Although some (usually, United Statesians) consider mentioning this historical fact a faux pas or taboo, the land making up the present United States was appropriated violently by Christian European settlers from its discoverers. The religious heritage the Europeans brought with them was in accordance with their method of land acquisition, as the Old Testament of the Bible is replete with stories of divinely-sanctioned violence, engaged in to acquire land. In fact, the Christian conquerors drew upon their religious heritage down to the last gory detail, namely, killing women and children (for one of many examples, Deuteronomy 2:34).


There is another part of European-Americans' religious heritage, however, that does not in any way comport with their present economic structure and its legal underpinning: capitalism.

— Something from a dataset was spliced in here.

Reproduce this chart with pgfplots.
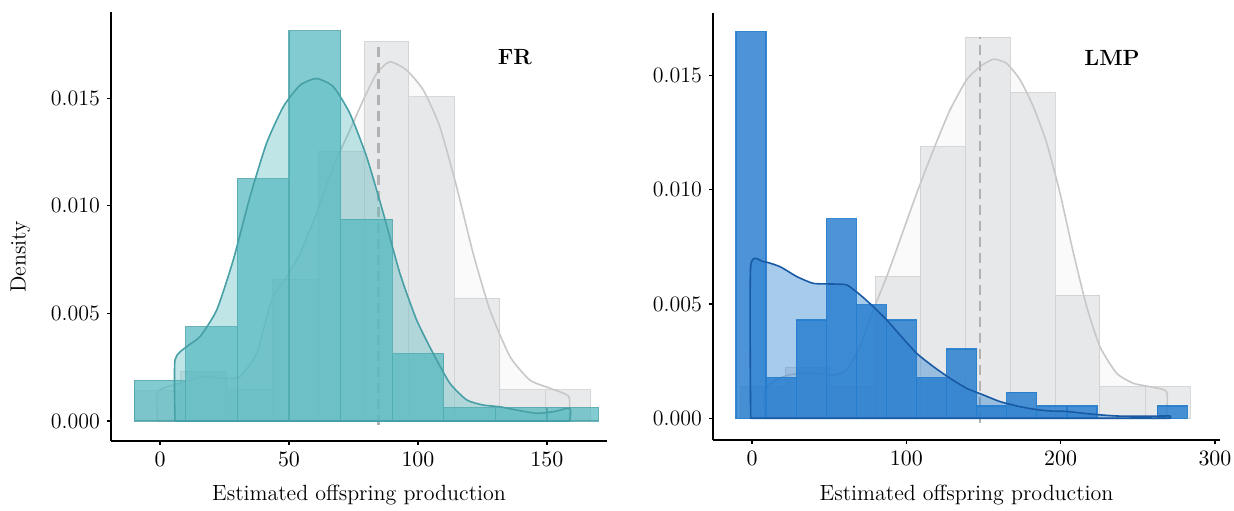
\documentclass[border=0pt]{standalone}
\usepackage{pgfplots}
\pgfplotsset{compat=1.18}
\definecolor{teal1}{RGB}{88,186,192}
\definecolor{teal2}{RGB}{70,160,166}
\definecolor{blue1}{RGB}{36,124,206}
\definecolor{blue2}{RGB}{25,90,165}
\definecolor{gbar}{RGB}{212,214,217}
\definecolor{gedge}{RGB}{200,202,205}
\definecolor{gline}{RGB}{200,200,200}
\begin{document}
\begin{tikzpicture}
\pgfplotsset{
  common/.style={
    scale only axis,
    axis x line*=bottom, axis y line*=left,
    axis line style={-, line width=1pt, black},
    tick align=outside, major tick length=2pt,
    tick style={black, line width=0.6pt},
    x tick label as interval=false,
    scaled y ticks=false, scaled x ticks=false,
    ytick={0,0.005,0.01,0.015},
    yticklabels={0.000,0.005,0.010,0.015},
    tick label style={font=\fontsize{11}{13}\selectfont},
    label style={font=\fontsize{11}{13}\selectfont},
    xlabel={Estimated offspring production},
    clip=false,
  },
  gbars/.style={ybar interval, fill=gbar, fill opacity=0.5, draw=gedge, draw opacity=0.7, line width=0.5pt},
  gcurve/.style={smooth, tension=0.35, fill=gray!30, fill opacity=0.12, draw=gline, line width=0.8pt, line join=round},
  gdash/.style={draw=gray!60, line width=1.3pt, dash pattern=on 5pt off 3pt},
}
% ---------------- FR ----------------
\begin{axis}[common,
  at={(55.5pt,34.5pt)}, width=248pt, height=214.5pt,
  xmin=-19, xmax=173.3, ymin=-0.00093, ymax=0.019,
  xtick={0,50,100,150},
  ylabel={Density},
  ylabel style={at={(axis description cs:-0.183,0.429)}, anchor=center, rotate=0},
  xlabel style={at={(axis description cs:0.5,-0.126)}, anchor=center},
]
\addplot[gbars] coordinates {(-9.7,0.0014) (8.1,0.00232) (25.8,0.00144) (43.5,0.00658) (61.4,0.0125) (79.1,0.01762) (96.5,0.01506) (114.1,0.0057) (131.8,0.00144) (149.5,0.00144) (167,0)};
\addplot[gcurve] coordinates {(-0.9,0) (-0.9,0.00136) (7.75,0.00175) (16.8,0.00206) (25.8,0.00198) (31.0,0.00206) (37.5,0.00314) (43.3,0.00562) (49.1,0.0067) (54.3,0.00779) (60.7,0.00964) (67.2,0.01181) (73.6,0.01351) (78.8,0.01491) (84.0,0.01615) (89.1,0.01669) (95.6,0.0163) (102.1,0.01537) (108.5,0.01367) (115.0,0.01088) (121.4,0.00779) (127.9,0.00516) (135.7,0.00299) (143.4,0.0019) (151.2,0.00152) (158.5,0.00113) (158.5,0)} -- cycle;
\addplot[gdash] coordinates {(84.6,-0.0002) (84.6,0.01762)};
\addplot[ybar interval, fill=teal1, fill opacity=0.75, draw=teal2, draw opacity=0.8, line width=0.6pt] coordinates {(-10,0.001875) (10,0.004375) (30,0.01125) (50,0.018125) (70,0.009375) (90,0.003125) (110,0.000625) (130,0.000625) (150,0.000625) (170,0)};
\addplot[smooth, tension=0.35, fill=teal1, fill opacity=0.38, draw=teal2, line width=0.8pt, line join=round] coordinates {(5.8,0) (5.8,0.00283) (10.3,0.00345) (15.5,0.00392) (22.0,0.00516) (28.4,0.00748) (34.9,0.01042) (41.3,0.0129) (47.8,0.0146) (54.3,0.0156) (60.7,0.01591) (67.2,0.01553) (73.6,0.01429) (80.1,0.01228) (86.6,0.00964) (93.0,0.00686) (99.5,0.00469) (105.9,0.00314) (112.4,0.00175) (118.9,0.00098) (125.3,0.00074) (131.8,0.00066) (138.2,0.00051) (146.0,0.00036) (152.5,0.00043) (158.9,0.00059) (158.9,0)} -- cycle;
\node[font=\fontsize{11}{13}\selectfont\bfseries] at (axis cs:137.6,0.0169) {FR};
\end{axis}
% ---------------- LMP ----------------
\begin{axis}[common,
  at={(356.5pt,35pt)}, width=253.5pt, height=213.5pt,
  xmin=-25.3, xmax=303.3, ymin=-0.00095, ymax=0.01772,
  xtick={0,100,200,300},
  xlabel style={at={(axis description cs:0.5,-0.129)}, anchor=center},
]
\addplot[gbars] coordinates {(-7.8,0.00138) (21.4,0.00221) (50.5,0.00138) (79.7,0.00622) (108.9,0.01188) (138.5,0.01666) (167.6,0.01424) (196.4,0.00539) (225.5,0.00138) (254.7,0.00138) (283.9,0)};
\addplot[gcurve] coordinates {(8.4,0) (8.4,0.00131) (20.3,0.00182) (31.1,0.00197) (41.9,0.00197) (52.7,0.00189) (61.4,0.00211) (70.0,0.00313) (78.6,0.00474) (87.3,0.0062) (95.9,0.0078) (106.7,0.00984) (117.5,0.01173) (128.3,0.01348) (139.1,0.0148) (147.8,0.01538) (156.4,0.0157) (165.0,0.01552) (173.7,0.0148) (182.3,0.01363) (191.0,0.01203) (199.6,0.00984) (208.3,0.00722) (216.9,0.00488) (225.5,0.00313) (236.3,0.00197) (247.1,0.00153) (257.9,0.00138) (268.7,0.00116) (268.7,0)} -- cycle;
\addplot[gdash] coordinates {(147.8,-0.0002) (147.8,0.01666)};
\addplot[ybar interval, fill=blue1, fill opacity=0.82, draw=blue1, draw opacity=0.9, line width=0.6pt] coordinates {(-10.4,0.01691) (9.1,0.00178) (28.6,0.0043) (48.1,0.00872) (67.6,0.00496) (87.1,0.0043) (106.6,0.00178) (126.1,0.00303) (145.6,0.00054) (165.1,0.00114) (184.6,0.00054) (204.1,0.00054) (223.6,0) (243.1,0) (262.6,0.00054) (282.1,0)};
\addplot[smooth, tension=0.35, fill=blue1, fill opacity=0.4, draw=blue2, line width=0.8pt, line join=round] coordinates {(-0.9,0) (-0.9,0.00663) (7.3,0.00685) (18.1,0.00663) (28.9,0.0062) (39.7,0.0059) (52.7,0.00587) (61.4,0.00583) (70.0,0.0054) (78.6,0.00488) (87.3,0.0043) (95.9,0.00364) (106.7,0.00284) (117.5,0.00226) (128.3,0.00175) (139.1,0.00131) (149.9,0.00102) (160.7,0.00073) (171.5,0.00054) (182.3,0.0004) (193.1,0.00032) (203.9,0.0003) (214.7,0.00022) (225.5,0.00015) (236.3,0.0001) (247.1,0.00009) (257.9,0.00009) (270.9,0.0001) (270.9,0)} -- cycle;
\node[font=\fontsize{11}{13}\selectfont\bfseries] at (axis cs:233.3,0.01576) {LMP};
\end{axis}
\pgfresetboundingbox
\path[use as bounding box] (0,0) rectangle (617pt,255pt);
\end{tikzpicture}
\end{document}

The Christian Bible is filled with disparaging references to the rich (Mat 19:23-24, Mar 10:25, Luk 1:53, 6:24, Jam 2:6, etc. – and a capitalism without capitalists is unworkable); the early Christian church practiced a primitive communism and a biblical verse predated Marx's "From each according to his abilities, to each according to his needs" (Act 22:44-45); and a vivid story in the Acts of the Apostles demonstrates the very low regard God has for Christians who desire to own private property (Act 5:1-10). Yet this heritage has not impeded the Christian West from adopting capitalist democracy any more so than it was convinced the U.S. to beat its swords into plowshares (Isa 2:4) rather than the exact opposite (to the tune of half a trillion dollars per year, no less). Neither was the Old Testament obligation to provide schooling to all male children taken seriously until the 19th century in the U.S.

Some argue today that Muslims are incapable of liberal democracy on account of their Muslim faith. It is true that the Quran is rife with divine commands of intolerance and violence (Surah 2:191 of many examples), as is Arab history (and the Bible). Yet as I hope my examples from the Bible show, a society's religion, though diametrically opposed to its government, laws, and economy, can exist therewith in perfect harmony. As many scholars have noted, capitalist democracy would not be the first seemingly unnatural adoption by Muslim elites throughout history: Arab conquest, for one, was marked by borrowing legal structures from other civilizations; in recent history, Marxism was adopted within many Muslim societies.

To paraphrase a Muslim feminist whose name I cannot remember: if by the stroke of a pen, an imam can issue a fatwa allowing banks to collect interest in contradiction of the Quran and tradition, what keeps him from loosing women from their traditional subordination? Indeed, what keeps him from changing just about everything?